— Begin Source data —

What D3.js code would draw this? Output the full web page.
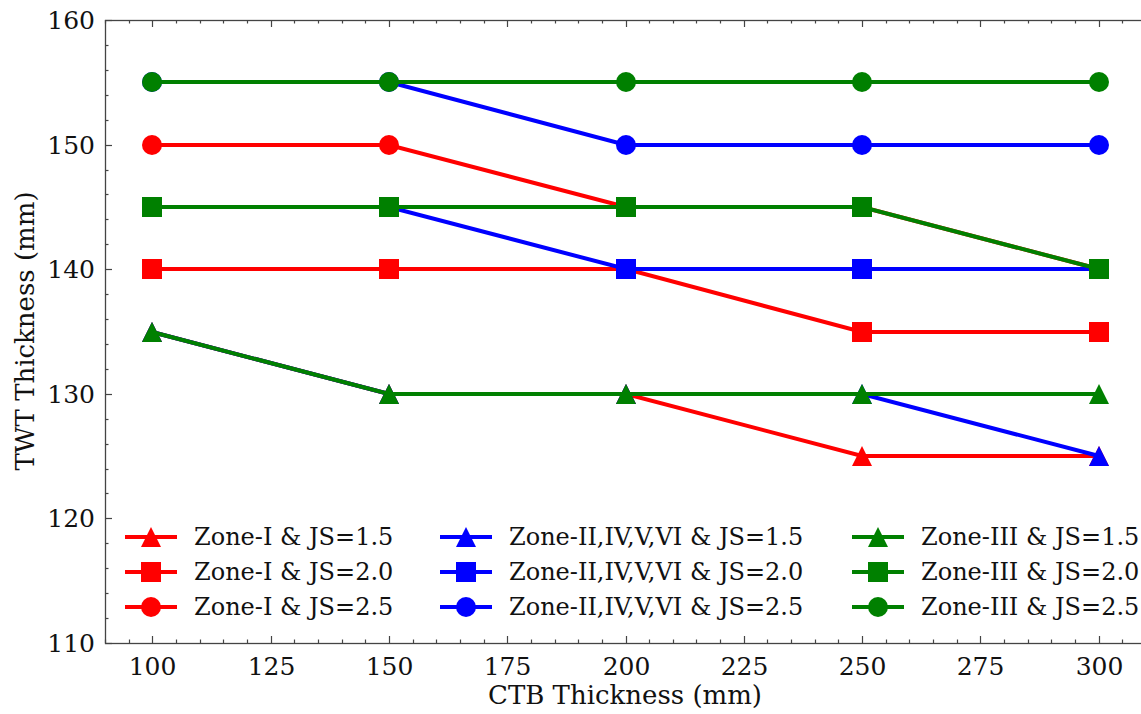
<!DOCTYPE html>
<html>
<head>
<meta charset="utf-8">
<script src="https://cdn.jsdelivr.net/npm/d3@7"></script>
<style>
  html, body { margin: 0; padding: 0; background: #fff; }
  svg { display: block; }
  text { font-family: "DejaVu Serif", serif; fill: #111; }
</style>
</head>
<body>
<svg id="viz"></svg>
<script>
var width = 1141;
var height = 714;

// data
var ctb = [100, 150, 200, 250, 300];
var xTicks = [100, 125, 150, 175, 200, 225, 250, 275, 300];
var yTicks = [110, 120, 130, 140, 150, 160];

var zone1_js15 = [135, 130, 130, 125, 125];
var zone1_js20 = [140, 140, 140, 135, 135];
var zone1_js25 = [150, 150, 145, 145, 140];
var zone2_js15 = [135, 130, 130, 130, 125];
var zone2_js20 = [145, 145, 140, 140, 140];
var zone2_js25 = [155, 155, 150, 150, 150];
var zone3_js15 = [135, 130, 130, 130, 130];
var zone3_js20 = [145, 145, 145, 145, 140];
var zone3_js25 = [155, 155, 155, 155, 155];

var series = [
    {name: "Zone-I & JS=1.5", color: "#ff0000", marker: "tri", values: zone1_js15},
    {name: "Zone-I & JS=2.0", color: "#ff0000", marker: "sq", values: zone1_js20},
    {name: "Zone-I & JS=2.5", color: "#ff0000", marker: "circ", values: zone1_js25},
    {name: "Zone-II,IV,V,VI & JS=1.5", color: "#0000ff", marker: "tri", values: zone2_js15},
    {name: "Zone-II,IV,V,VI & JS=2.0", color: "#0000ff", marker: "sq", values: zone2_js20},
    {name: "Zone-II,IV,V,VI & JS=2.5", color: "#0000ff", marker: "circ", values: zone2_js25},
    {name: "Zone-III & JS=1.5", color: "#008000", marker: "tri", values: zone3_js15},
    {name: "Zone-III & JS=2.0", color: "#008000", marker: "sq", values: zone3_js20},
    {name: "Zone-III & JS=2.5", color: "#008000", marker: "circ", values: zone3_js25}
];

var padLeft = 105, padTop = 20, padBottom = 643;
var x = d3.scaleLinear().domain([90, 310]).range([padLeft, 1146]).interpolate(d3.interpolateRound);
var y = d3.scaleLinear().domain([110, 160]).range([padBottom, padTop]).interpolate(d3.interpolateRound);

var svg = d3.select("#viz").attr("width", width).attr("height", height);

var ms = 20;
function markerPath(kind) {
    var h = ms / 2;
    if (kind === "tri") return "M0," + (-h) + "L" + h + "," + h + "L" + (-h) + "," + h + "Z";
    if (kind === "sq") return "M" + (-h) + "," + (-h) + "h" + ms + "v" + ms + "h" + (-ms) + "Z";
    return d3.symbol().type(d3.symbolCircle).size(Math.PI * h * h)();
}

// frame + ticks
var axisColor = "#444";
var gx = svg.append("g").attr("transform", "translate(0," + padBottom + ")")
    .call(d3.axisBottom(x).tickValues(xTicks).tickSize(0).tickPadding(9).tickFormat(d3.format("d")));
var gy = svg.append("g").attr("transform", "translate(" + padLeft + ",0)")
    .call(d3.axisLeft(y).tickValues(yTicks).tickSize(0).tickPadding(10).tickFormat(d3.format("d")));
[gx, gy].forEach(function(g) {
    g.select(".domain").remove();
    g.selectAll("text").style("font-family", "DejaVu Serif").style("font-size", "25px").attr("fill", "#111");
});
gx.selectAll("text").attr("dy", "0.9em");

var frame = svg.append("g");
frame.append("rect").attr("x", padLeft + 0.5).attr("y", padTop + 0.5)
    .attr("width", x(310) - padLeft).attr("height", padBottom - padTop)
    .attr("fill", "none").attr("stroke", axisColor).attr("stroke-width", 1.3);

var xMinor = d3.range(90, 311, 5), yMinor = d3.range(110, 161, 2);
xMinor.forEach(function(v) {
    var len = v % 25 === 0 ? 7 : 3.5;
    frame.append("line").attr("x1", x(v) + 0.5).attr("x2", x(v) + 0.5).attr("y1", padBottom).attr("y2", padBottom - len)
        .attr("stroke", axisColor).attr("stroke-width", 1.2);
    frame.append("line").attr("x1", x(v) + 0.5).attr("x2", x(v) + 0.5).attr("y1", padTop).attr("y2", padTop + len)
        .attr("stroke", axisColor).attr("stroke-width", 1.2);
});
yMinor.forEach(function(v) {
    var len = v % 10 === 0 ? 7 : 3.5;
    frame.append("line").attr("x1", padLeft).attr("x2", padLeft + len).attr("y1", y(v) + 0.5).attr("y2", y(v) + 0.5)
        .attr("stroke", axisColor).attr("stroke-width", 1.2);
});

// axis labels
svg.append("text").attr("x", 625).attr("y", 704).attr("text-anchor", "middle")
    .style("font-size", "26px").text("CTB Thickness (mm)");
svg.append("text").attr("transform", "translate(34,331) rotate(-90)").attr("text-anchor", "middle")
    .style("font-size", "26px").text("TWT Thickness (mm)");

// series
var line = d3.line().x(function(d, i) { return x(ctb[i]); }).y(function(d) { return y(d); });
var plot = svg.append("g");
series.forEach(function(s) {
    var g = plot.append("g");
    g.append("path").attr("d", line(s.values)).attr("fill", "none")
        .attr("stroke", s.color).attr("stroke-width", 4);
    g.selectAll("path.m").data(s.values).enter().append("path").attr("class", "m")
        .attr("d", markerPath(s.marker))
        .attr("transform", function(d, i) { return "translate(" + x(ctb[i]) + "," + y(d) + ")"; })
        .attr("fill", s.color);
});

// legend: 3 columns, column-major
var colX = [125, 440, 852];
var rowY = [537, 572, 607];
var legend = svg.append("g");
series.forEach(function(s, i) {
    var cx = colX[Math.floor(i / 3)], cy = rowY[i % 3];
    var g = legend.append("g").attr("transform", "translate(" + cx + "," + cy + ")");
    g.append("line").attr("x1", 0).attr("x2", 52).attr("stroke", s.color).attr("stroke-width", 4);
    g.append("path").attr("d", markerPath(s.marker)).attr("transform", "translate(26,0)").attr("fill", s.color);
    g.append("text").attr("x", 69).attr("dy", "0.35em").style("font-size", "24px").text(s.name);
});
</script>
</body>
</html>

— End Source data —

> _What is being asked_
Quote the data above in full, leaving out the pictures it holds.

> _Answer to this problem_
What D3.js code would draw this? Output the full web page.
<!DOCTYPE html>
<html>
<head>
<meta charset="utf-8">
<script src="https://cdn.jsdelivr.net/npm/d3@7"></script>
<style>
  html, body { margin: 0; padding: 0; background: #fff; }
  svg { display: block; }
  text { font-family: "DejaVu Serif", serif; fill: #111; }
</style>
</head>
<body>
<svg id="viz"></svg>
<script>
var width = 1141;
var height = 714;

// data
var ctb = [100, 150, 200, 250, 300];
var xTicks = [100, 125, 150, 175, 200, 225, 250, 275, 300];
var yTicks = [110, 120, 130, 140, 150, 160];

var zone1_js15 = [135, 130, 130, 125, 125];
var zone1_js20 = [140, 140, 140, 135, 135];
var zone1_js25 = [150, 150, 145, 145, 140];
var zone2_js15 = [135, 130, 130, 130, 125];
var zone2_js20 = [145, 145, 140, 140, 140];
var zone2_js25 = [155, 155, 150, 150, 150];
var zone3_js15 = [135, 130, 130, 130, 130];
var zone3_js20 = [145, 145, 145, 145, 140];
var zone3_js25 = [155, 155, 155, 155, 155];

var series = [
    {name: "Zone-I & JS=1.5", color: "#ff0000", marker: "tri", values: zone1_js15},
    {name: "Zone-I & JS=2.0", color: "#ff0000", marker: "sq", values: zone1_js20},
    {name: "Zone-I & JS=2.5", color: "#ff0000", marker: "circ", values: zone1_js25},
    {name: "Zone-II,IV,V,VI & JS=1.5", color: "#0000ff", marker: "tri", values: zone2_js15},
    {name: "Zone-II,IV,V,VI & JS=2.0", color: "#0000ff", marker: "sq", values: zone2_js20},
    {name: "Zone-II,IV,V,VI & JS=2.5", color: "#0000ff", marker: "circ", values: zone2_js25},
    {name: "Zone-III & JS=1.5", color: "#008000", marker: "tri", values: zone3_js15},
    {name: "Zone-III & JS=2.0", color: "#008000", marker: "sq", values: zone3_js20},
    {name: "Zone-III & JS=2.5", color: "#008000", marker: "circ", values: zone3_js25}
];

var padLeft = 105, padTop = 20, padBottom = 643;
var x = d3.scaleLinear().domain([90, 310]).range([padLeft, 1146]).interpolate(d3.interpolateRound);
var y = d3.scaleLinear().domain([110, 160]).range([padBottom, padTop]).interpolate(d3.interpolateRound);

var svg = d3.select("#viz").attr("width", width).attr("height", height);

var ms = 20;
function markerPath(kind) {
    var h = ms / 2;
    if (kind === "tri") return "M0," + (-h) + "L" + h + "," + h + "L" + (-h) + "," + h + "Z";
    if (kind === "sq") return "M" + (-h) + "," + (-h) + "h" + ms + "v" + ms + "h" + (-ms) + "Z";
    return d3.symbol().type(d3.symbolCircle).size(Math.PI * h * h)();
}

// frame + ticks
var axisColor = "#444";
var gx = svg.append("g").attr("transform", "translate(0," + padBottom + ")")
    .call(d3.axisBottom(x).tickValues(xTicks).tickSize(0).tickPadding(9).tickFormat(d3.format("d")));
var gy = svg.append("g").attr("transform", "translate(" + padLeft + ",0)")
    .call(d3.axisLeft(y).tickValues(yTicks).tickSize(0).tickPadding(10).tickFormat(d3.format("d")));
[gx, gy].forEach(function(g) {
    g.select(".domain").remove();
    g.selectAll("text").style("font-family", "DejaVu Serif").style("font-size", "25px").attr("fill", "#111");
});
gx.selectAll("text").attr("dy", "0.9em");

var frame = svg.append("g");
frame.append("rect").attr("x", padLeft + 0.5).attr("y", padTop + 0.5)
    .attr("width", x(310) - padLeft).attr("height", padBottom - padTop)
    .attr("fill", "none").attr("stroke", axisColor).attr("stroke-width", 1.3);

var xMinor = d3.range(90, 311, 5), yMinor = d3.range(110, 161, 2);
xMinor.forEach(function(v) {
    var len = v % 25 === 0 ? 7 : 3.5;
    frame.append("line").attr("x1", x(v) + 0.5).attr("x2", x(v) + 0.5).attr("y1", padBottom).attr("y2", padBottom - len)
        .attr("stroke", axisColor).attr("stroke-width", 1.2);
    frame.append("line").attr("x1", x(v) + 0.5).attr("x2", x(v) + 0.5).attr("y1", padTop).attr("y2", padTop + len)
        .attr("stroke", axisColor).attr("stroke-width", 1.2);
});
yMinor.forEach(function(v) {
    var len = v % 10 === 0 ? 7 : 3.5;
    frame.append("line").attr("x1", padLeft).attr("x2", padLeft + len).attr("y1", y(v) + 0.5).attr("y2", y(v) + 0.5)
        .attr("stroke", axisColor).attr("stroke-width", 1.2);
});

// axis labels
svg.append("text").attr("x", 625).attr("y", 704).attr("text-anchor", "middle")
    .style("font-size", "26px").text("CTB Thickness (mm)");
svg.append("text").attr("transform", "translate(34,331) rotate(-90)").attr("text-anchor", "middle")
    .style("font-size", "26px").text("TWT Thickness (mm)");

// series
var line = d3.line().x(function(d, i) { return x(ctb[i]); }).y(function(d) { return y(d); });
var plot = svg.append("g");
series.forEach(function(s) {
    var g = plot.append("g");
    g.append("path").attr("d", line(s.values)).attr("fill", "none")
        .attr("stroke", s.color).attr("stroke-width", 4);
    g.selectAll("path.m").data(s.values).enter().append("path").attr("class", "m")
        .attr("d", markerPath(s.marker))
        .attr("transform", function(d, i) { return "translate(" + x(ctb[i]) + "," + y(d) + ")"; })
        .attr("fill", s.color);
});

// legend: 3 columns, column-major
var colX = [125, 440, 852];
var rowY = [537, 572, 607];
var legend = svg.append("g");
series.forEach(function(s, i) {
    var cx = colX[Math.floor(i / 3)], cy = rowY[i % 3];
    var g = legend.append("g").attr("transform", "translate(" + cx + "," + cy + ")");
    g.append("line").attr("x1", 0).attr("x2", 52).attr("stroke", s.color).attr("stroke-width", 4);
    g.append("path").attr("d", markerPath(s.marker)).attr("transform", "translate(26,0)").attr("fill", s.color);
    g.append("text").attr("x", 69).attr("dy", "0.35em").style("font-size", "24px").text(s.name);
});
</script>
</body>
</html>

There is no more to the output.